American male supermodel (born 1957)

Jeff Aquilon (born 1957) is an American male supermodel. His career in the late 1970s and 1980s was documented extensively in major fashion publications and photography archives.

==Career==
Aquilon was discovered by photographer Bruce Weber in December 1978 during a casting at Pepperdine University in Malibu, California, where he was captain of the water polo team. Weber's portfolio of Aquilon appeared in the Soho Weekly News in December 1978. Aquilon made the cover of GQ magazine in May 1979 — the first time a male model had been featured on that cover as the primary subject. V Magazine later described this moment as significant in the history of male representation in fashion photography.

Aquilon's campaign roster included Calvin Klein, Versace, Polo Ralph Lauren, Pirelli, Abercrombie & Fitch, and Revlon. He appeared in editorial shoots for Vogue, Vanity Fair, Elle, Life, Interview, and Rolling Stone.

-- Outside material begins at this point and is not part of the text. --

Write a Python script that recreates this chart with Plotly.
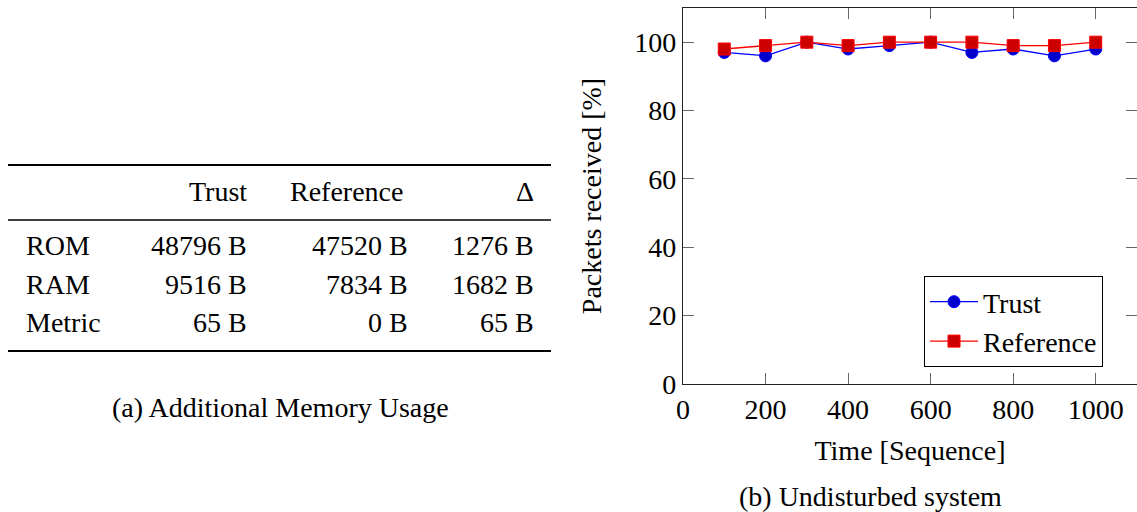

Aquilon worked extensively with photographer Bruce Weber. Weber revisited Aquilon for L'Uomo Vogue in October 2006 — nearly thirty years after their first collaboration.

Aquilon was ranked #5 on Vogue Magazine's Top 25 Male Models Ever list. The Commercial Male included him in their list of The Greatest 25 Male Models.

==Personal life==
Aquilon married model Nancy Donahue in the early 1980s and co-authored a fitness book titled One on One: Exercising Together, published by Simon & Schuster in 1984. He and Donahue later divorced.

He is currently married with four children and is based in Santa Barbara, California, where he serves as Director of Academic and Institutional Technology at Westmont College, a small Christian liberal arts college.